● DESCRIPTION OF THE TASK:
Without the pictures, repeat the listing character for character.

● GIVEN INFORMATION:
....

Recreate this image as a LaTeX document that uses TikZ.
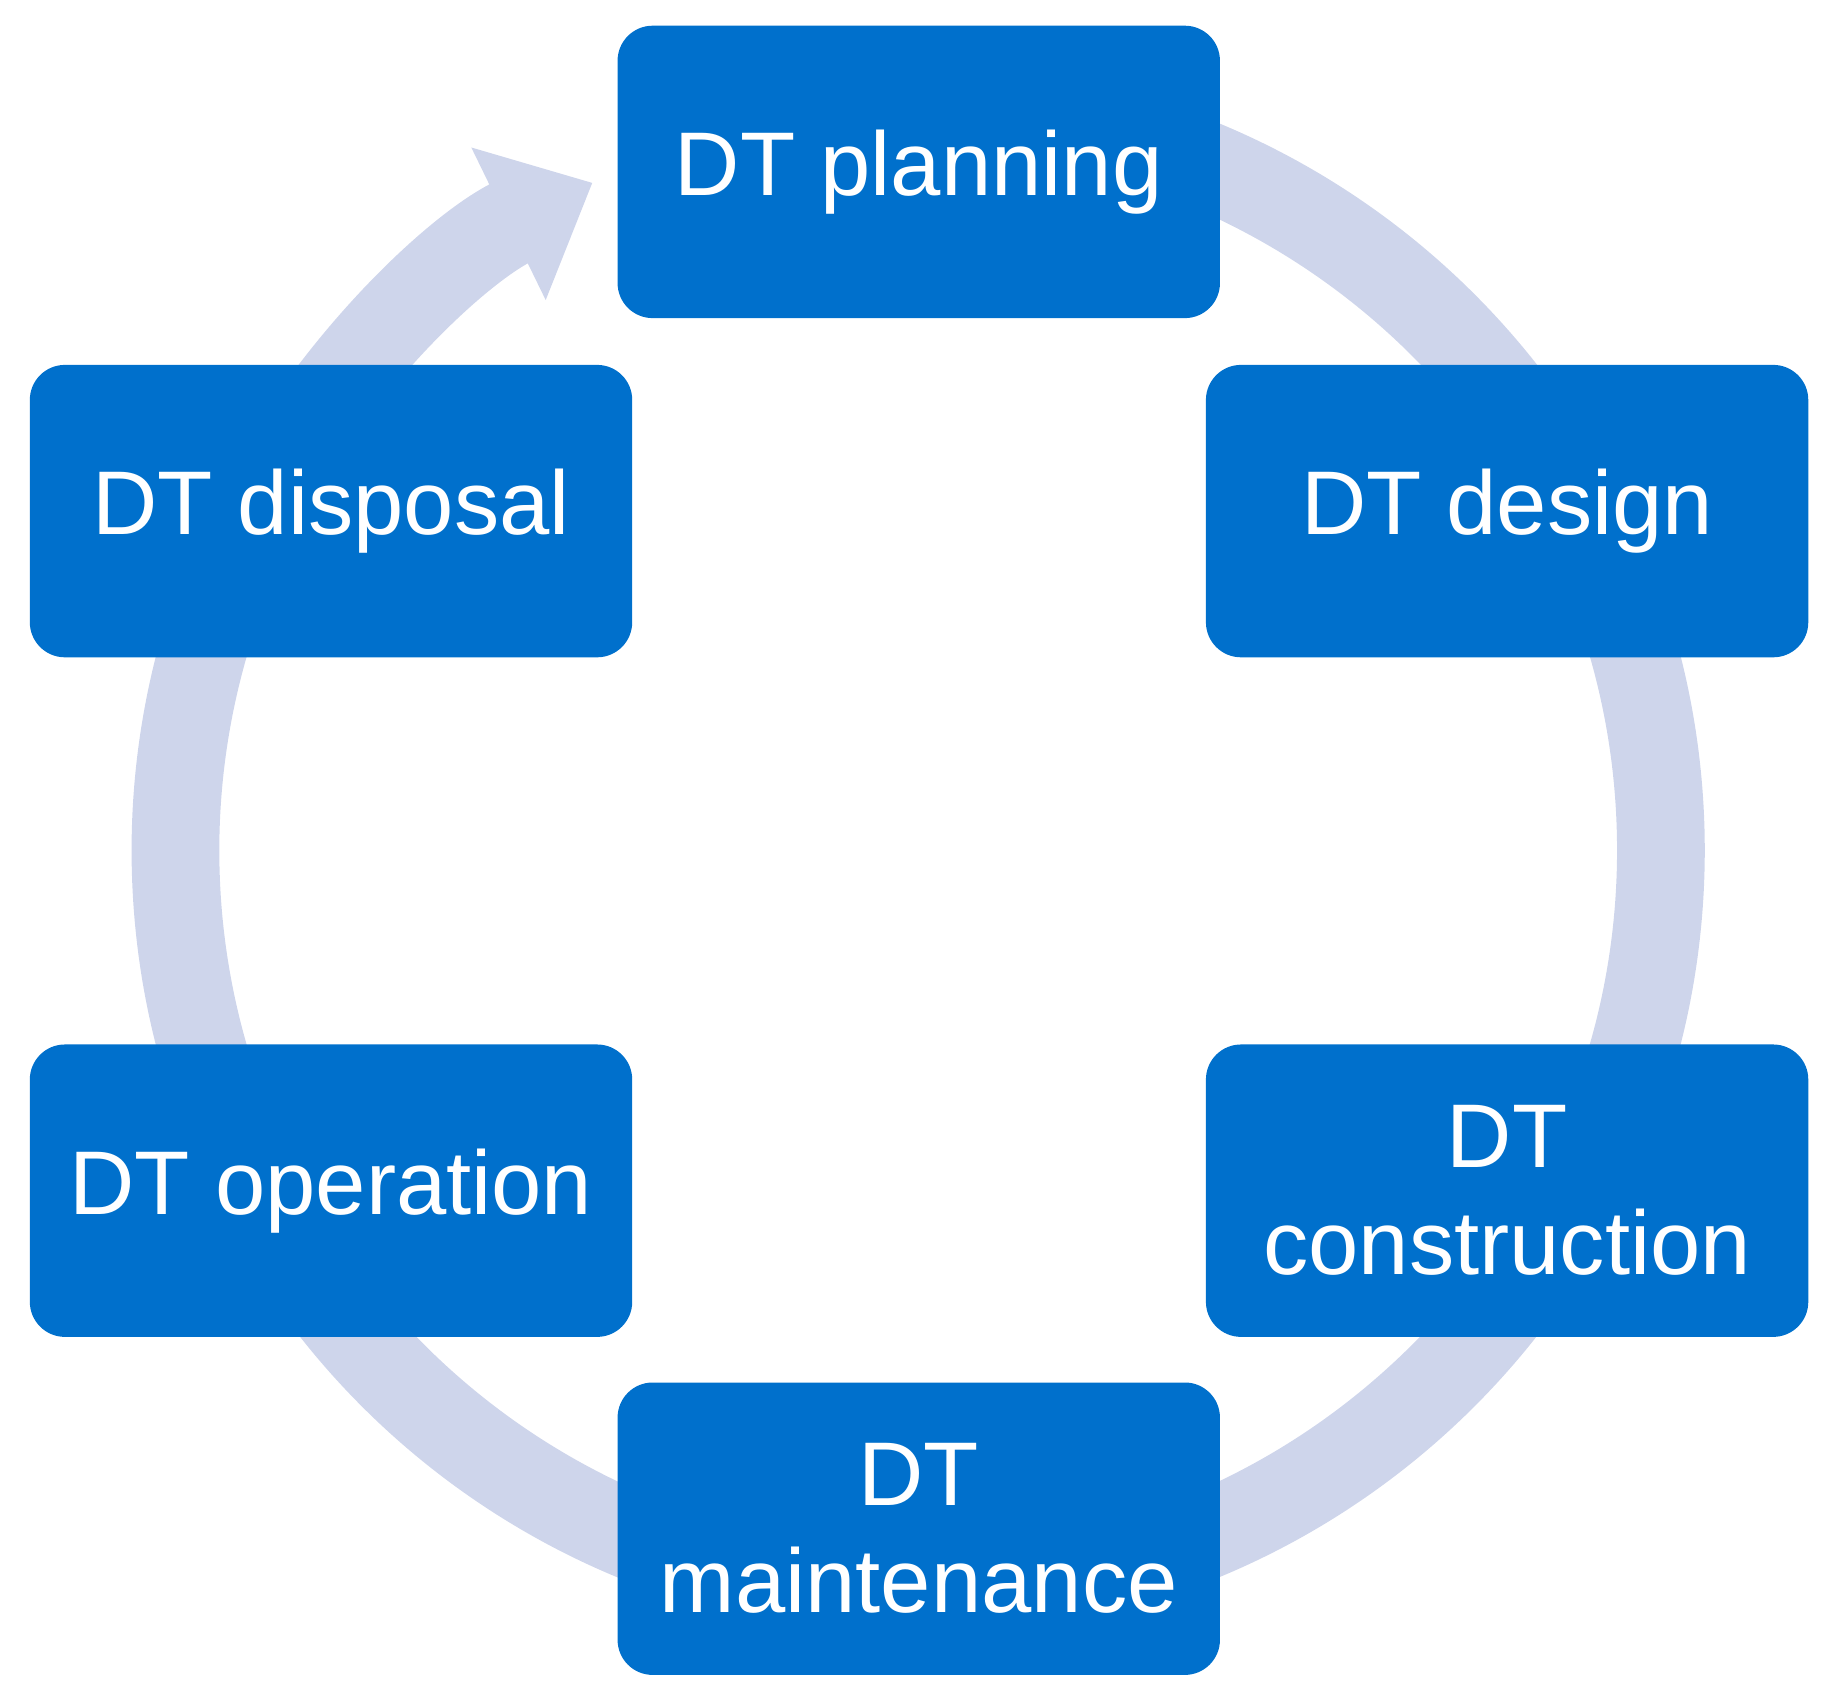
\documentclass[tikz,border=0pt]{standalone}
\usepackage{fontspec}
\setmainfont{Liberation Sans}
\usetikzlibrary{arrows.meta}
\definecolor{boxblue}{RGB}{0,112,204}
\definecolor{ringblue}{RGB}{206,213,235}

\begin{document}
\begin{tikzpicture}[
    phase/.style={fill=boxblue, rounded corners=0.3cm, minimum width=5.15cm,
        minimum height=2.5cm, text=white, align=center,
        font=\fontsize{22pt}{26pt}\selectfont},
    ring/.style={ringblue, line width=0.75cm}
]
    \useasboundingbox (0,0) rectangle (15.68,14.56);

    % Cycle ring behind the boxes
    \coordinate (c) at (7.85,7.29);
    \draw[ring] (c) ++(90:6.35) arc[start angle=90, end angle=-210, radius=6.35];
    \draw[ring, -{Triangle[width=1.4cm, length=0.8cm]}]
        (c) ++(150:6.35) arc[start angle=150, end angle=116, radius=6.35];

    % Phase boxes
    \node[phase] (planning)     at (7.855,13.09) {DT planning};
    \node[phase] (design)       at (12.885,10.19) {DT design};
    \node[phase] (construction) at (12.885,4.38) {DT\\construction};
    \node[phase] (maintenance)  at (7.855,1.49) {DT\\maintenance};
    \node[phase] (operation)    at (2.83,4.38) {DT operation};
    \node[phase] (disposal)     at (2.83,10.19) {DT disposal};
\end{tikzpicture}
\end{document}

....

● SOLVED EXERCISE:
Recreate this image as a LaTeX document that uses TikZ.
\documentclass[tikz,border=0pt]{standalone}
\usepackage{fontspec}
\setmainfont{Liberation Sans}
\usetikzlibrary{arrows.meta}
\definecolor{boxblue}{RGB}{0,112,204}
\definecolor{ringblue}{RGB}{206,213,235}

\begin{document}
\begin{tikzpicture}[
    phase/.style={fill=boxblue, rounded corners=0.3cm, minimum width=5.15cm,
        minimum height=2.5cm, text=white, align=center,
        font=\fontsize{22pt}{26pt}\selectfont},
    ring/.style={ringblue, line width=0.75cm}
]
    \useasboundingbox (0,0) rectangle (15.68,14.56);

    % Cycle ring behind the boxes
    \coordinate (c) at (7.85,7.29);
    \draw[ring] (c) ++(90:6.35) arc[start angle=90, end angle=-210, radius=6.35];
    \draw[ring, -{Triangle[width=1.4cm, length=0.8cm]}]
        (c) ++(150:6.35) arc[start angle=150, end angle=116, radius=6.35];

    % Phase boxes
    \node[phase] (planning)     at (7.855,13.09) {DT planning};
    \node[phase] (design)       at (12.885,10.19) {DT design};
    \node[phase] (construction) at (12.885,4.38) {DT\\construction};
    \node[phase] (maintenance)  at (7.855,1.49) {DT\\maintenance};
    \node[phase] (operation)    at (2.83,4.38) {DT operation};
    \node[phase] (disposal)     at (2.83,10.19) {DT disposal};
\end{tikzpicture}
\end{document}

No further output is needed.